Your objective → Copy everything from the line with "Write a LaTeX" down to the line with "(0,0) rectangle (953,961);", inclusive of both, exactly as written; leave out all pictures.

Data supplied →
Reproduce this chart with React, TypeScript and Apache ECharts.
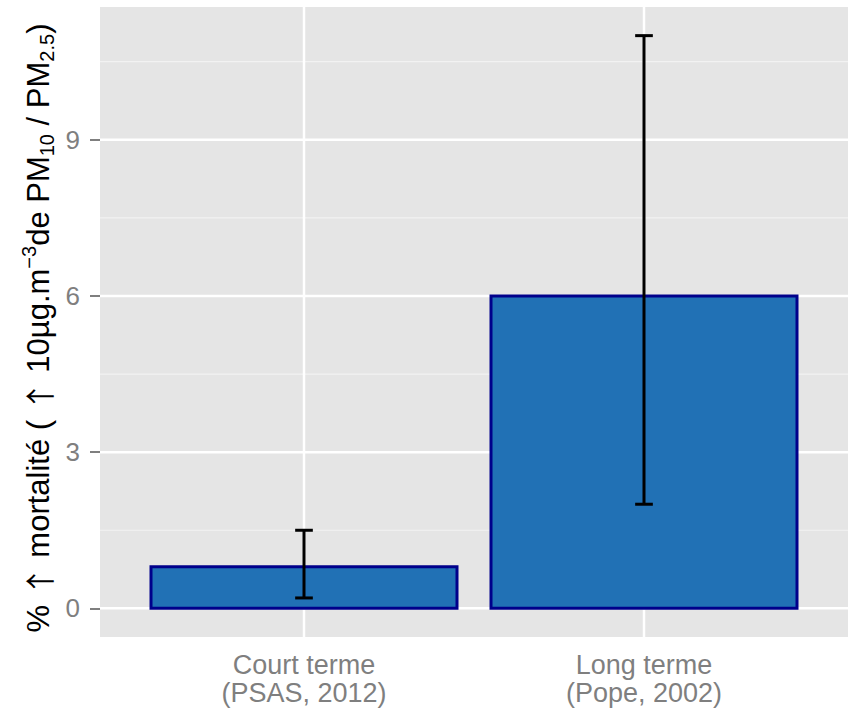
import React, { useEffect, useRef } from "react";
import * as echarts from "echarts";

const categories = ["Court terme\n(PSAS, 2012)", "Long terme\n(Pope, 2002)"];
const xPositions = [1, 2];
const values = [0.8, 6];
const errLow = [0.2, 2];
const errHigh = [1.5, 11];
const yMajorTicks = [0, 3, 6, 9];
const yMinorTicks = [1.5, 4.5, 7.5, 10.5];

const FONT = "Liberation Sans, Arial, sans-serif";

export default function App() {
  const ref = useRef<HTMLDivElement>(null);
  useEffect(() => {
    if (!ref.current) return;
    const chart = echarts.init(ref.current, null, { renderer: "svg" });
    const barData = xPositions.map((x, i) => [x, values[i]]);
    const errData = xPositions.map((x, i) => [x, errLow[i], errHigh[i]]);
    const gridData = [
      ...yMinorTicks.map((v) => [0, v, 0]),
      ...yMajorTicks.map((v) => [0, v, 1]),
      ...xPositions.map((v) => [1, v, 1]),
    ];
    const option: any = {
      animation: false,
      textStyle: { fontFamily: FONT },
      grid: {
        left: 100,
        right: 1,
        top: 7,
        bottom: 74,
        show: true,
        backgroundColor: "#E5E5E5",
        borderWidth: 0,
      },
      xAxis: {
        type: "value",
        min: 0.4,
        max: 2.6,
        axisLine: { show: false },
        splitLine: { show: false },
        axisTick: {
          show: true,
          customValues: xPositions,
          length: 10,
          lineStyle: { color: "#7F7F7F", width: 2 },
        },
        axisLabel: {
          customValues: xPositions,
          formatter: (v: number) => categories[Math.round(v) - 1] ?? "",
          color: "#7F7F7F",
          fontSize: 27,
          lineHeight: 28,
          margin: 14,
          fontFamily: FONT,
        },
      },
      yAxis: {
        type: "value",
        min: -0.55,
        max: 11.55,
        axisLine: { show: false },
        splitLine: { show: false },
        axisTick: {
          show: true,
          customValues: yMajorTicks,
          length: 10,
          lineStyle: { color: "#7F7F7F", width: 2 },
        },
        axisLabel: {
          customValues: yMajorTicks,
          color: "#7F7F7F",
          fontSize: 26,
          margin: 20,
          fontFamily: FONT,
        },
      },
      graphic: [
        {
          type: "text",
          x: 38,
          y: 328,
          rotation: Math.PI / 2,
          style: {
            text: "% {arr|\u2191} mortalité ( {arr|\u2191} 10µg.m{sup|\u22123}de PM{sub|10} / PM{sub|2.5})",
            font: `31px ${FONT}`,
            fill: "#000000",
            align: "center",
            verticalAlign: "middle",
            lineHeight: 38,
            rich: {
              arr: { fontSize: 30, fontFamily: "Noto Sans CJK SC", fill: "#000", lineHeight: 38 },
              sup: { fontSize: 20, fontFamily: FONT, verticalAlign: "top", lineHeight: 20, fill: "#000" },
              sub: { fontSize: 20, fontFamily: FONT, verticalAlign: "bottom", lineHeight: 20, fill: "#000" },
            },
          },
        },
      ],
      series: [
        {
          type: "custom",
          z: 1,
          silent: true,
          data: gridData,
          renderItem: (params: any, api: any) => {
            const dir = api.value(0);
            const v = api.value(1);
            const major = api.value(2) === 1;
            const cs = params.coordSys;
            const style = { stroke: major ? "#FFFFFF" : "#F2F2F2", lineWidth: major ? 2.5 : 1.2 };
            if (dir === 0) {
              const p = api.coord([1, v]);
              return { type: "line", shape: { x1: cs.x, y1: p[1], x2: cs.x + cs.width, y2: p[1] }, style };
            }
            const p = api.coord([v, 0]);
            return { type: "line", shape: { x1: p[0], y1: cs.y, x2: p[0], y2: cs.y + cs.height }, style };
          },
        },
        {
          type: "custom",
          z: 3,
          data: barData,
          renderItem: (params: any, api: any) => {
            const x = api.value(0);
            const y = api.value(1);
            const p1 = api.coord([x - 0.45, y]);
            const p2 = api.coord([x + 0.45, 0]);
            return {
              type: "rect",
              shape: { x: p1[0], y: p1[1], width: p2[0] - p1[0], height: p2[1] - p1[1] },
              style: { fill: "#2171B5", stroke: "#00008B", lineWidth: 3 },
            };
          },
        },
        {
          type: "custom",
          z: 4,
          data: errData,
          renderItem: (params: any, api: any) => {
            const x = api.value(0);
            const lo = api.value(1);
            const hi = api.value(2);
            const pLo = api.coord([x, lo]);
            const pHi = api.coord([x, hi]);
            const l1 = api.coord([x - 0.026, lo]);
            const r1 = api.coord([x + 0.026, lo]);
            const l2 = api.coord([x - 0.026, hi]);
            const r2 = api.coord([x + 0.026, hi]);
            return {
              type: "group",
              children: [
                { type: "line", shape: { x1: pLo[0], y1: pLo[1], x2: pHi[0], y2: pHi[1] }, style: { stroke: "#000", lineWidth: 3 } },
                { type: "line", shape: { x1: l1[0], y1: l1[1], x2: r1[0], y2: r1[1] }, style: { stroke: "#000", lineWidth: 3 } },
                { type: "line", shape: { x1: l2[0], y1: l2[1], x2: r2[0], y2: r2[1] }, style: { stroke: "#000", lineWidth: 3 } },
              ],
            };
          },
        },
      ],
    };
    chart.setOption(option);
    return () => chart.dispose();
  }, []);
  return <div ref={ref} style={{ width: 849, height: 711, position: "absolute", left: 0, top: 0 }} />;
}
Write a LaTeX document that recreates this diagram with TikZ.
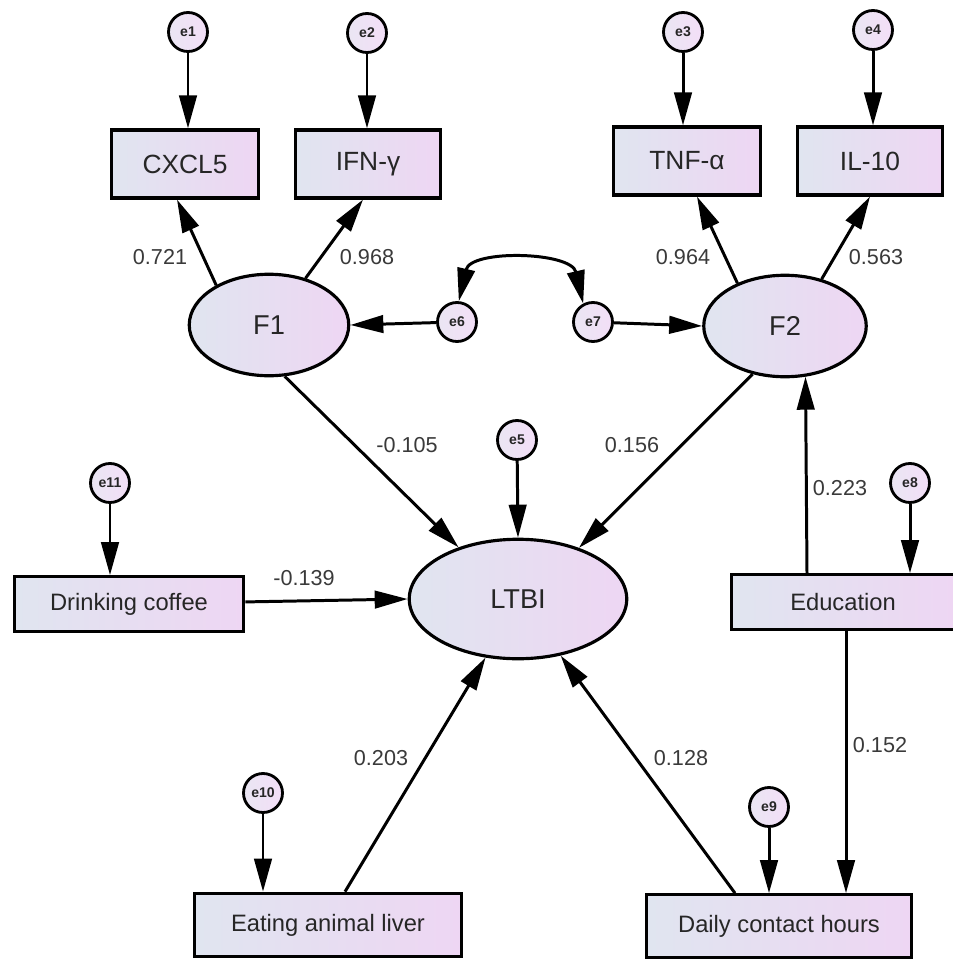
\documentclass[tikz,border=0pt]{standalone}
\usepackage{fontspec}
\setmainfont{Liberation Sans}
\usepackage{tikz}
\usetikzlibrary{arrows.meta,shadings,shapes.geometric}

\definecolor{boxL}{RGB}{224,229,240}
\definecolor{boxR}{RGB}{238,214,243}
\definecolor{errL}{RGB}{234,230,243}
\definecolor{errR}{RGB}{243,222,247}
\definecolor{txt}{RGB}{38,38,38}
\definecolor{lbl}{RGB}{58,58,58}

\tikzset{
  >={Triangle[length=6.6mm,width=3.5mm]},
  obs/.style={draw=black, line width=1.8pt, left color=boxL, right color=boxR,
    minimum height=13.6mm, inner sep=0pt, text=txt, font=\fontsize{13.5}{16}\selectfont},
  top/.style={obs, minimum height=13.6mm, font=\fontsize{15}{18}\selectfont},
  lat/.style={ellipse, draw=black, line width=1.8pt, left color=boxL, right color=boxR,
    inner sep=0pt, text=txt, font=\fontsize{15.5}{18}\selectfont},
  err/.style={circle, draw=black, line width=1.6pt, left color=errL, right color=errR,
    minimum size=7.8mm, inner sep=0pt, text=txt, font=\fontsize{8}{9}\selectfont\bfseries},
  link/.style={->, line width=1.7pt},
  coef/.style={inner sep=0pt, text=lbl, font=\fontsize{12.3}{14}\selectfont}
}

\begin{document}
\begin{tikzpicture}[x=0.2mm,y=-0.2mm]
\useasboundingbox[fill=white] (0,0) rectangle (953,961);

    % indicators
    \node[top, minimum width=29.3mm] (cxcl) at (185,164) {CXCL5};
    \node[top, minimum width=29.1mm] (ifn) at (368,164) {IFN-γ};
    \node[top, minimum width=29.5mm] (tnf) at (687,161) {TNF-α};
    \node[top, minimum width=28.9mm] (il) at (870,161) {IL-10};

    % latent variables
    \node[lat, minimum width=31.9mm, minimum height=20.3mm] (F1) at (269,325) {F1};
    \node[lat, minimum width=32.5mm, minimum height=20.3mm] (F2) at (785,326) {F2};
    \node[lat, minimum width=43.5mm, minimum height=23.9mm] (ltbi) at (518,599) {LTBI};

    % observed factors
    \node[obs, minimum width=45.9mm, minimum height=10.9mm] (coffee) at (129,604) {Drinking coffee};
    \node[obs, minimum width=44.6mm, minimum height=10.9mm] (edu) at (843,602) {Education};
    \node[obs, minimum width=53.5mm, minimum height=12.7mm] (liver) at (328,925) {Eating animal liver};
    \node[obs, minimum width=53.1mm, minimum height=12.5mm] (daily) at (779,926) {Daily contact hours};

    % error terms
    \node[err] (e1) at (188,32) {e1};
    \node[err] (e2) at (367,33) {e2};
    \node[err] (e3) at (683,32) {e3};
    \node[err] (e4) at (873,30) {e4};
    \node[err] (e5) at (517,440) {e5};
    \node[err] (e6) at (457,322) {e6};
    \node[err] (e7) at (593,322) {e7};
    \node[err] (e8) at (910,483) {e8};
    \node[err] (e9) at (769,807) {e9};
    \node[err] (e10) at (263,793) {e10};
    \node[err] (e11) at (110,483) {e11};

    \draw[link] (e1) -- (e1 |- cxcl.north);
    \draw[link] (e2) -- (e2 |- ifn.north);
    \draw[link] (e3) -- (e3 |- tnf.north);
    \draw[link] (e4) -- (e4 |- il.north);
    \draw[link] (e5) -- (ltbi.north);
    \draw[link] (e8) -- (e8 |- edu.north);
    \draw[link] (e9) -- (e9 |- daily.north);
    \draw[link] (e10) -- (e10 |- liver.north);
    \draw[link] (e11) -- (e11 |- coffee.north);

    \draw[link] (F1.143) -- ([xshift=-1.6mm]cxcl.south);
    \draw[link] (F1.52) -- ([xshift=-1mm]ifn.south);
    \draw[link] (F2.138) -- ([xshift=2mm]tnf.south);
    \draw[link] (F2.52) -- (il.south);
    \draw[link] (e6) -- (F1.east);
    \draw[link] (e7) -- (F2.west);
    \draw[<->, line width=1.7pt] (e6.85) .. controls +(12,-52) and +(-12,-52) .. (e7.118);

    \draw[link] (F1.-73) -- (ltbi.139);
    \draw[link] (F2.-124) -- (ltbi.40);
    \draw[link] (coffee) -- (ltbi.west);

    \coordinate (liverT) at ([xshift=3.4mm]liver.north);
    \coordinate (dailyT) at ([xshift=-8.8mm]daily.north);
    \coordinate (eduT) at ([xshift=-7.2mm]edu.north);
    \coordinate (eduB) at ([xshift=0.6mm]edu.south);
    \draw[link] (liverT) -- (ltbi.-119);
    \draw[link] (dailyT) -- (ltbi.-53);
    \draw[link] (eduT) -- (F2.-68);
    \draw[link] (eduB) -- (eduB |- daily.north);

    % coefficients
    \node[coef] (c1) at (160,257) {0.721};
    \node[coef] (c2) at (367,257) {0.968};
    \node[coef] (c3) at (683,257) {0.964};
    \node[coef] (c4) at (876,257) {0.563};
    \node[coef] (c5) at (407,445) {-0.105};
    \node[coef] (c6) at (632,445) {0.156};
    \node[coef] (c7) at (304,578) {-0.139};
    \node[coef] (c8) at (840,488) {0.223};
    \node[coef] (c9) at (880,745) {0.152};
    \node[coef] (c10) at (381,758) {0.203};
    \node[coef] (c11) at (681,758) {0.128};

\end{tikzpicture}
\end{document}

Response to this exercise →
Write a LaTeX document that recreates this diagram with TikZ.
\documentclass[tikz,border=0pt]{standalone}
\usepackage{fontspec}
\setmainfont{Liberation Sans}
\usepackage{tikz}
\usetikzlibrary{arrows.meta,shadings,shapes.geometric}

\definecolor{boxL}{RGB}{224,229,240}
\definecolor{boxR}{RGB}{238,214,243}
\definecolor{errL}{RGB}{234,230,243}
\definecolor{errR}{RGB}{243,222,247}
\definecolor{txt}{RGB}{38,38,38}
\definecolor{lbl}{RGB}{58,58,58}

\tikzset{
  >={Triangle[length=6.6mm,width=3.5mm]},
  obs/.style={draw=black, line width=1.8pt, left color=boxL, right color=boxR,
    minimum height=13.6mm, inner sep=0pt, text=txt, font=\fontsize{13.5}{16}\selectfont},
  top/.style={obs, minimum height=13.6mm, font=\fontsize{15}{18}\selectfont},
  lat/.style={ellipse, draw=black, line width=1.8pt, left color=boxL, right color=boxR,
    inner sep=0pt, text=txt, font=\fontsize{15.5}{18}\selectfont},
  err/.style={circle, draw=black, line width=1.6pt, left color=errL, right color=errR,
    minimum size=7.8mm, inner sep=0pt, text=txt, font=\fontsize{8}{9}\selectfont\bfseries},
  link/.style={->, line width=1.7pt},
  coef/.style={inner sep=0pt, text=lbl, font=\fontsize{12.3}{14}\selectfont}
}

\begin{document}
\begin{tikzpicture}[x=0.2mm,y=-0.2mm]
\useasboundingbox[fill=white] (0,0) rectangle (953,961);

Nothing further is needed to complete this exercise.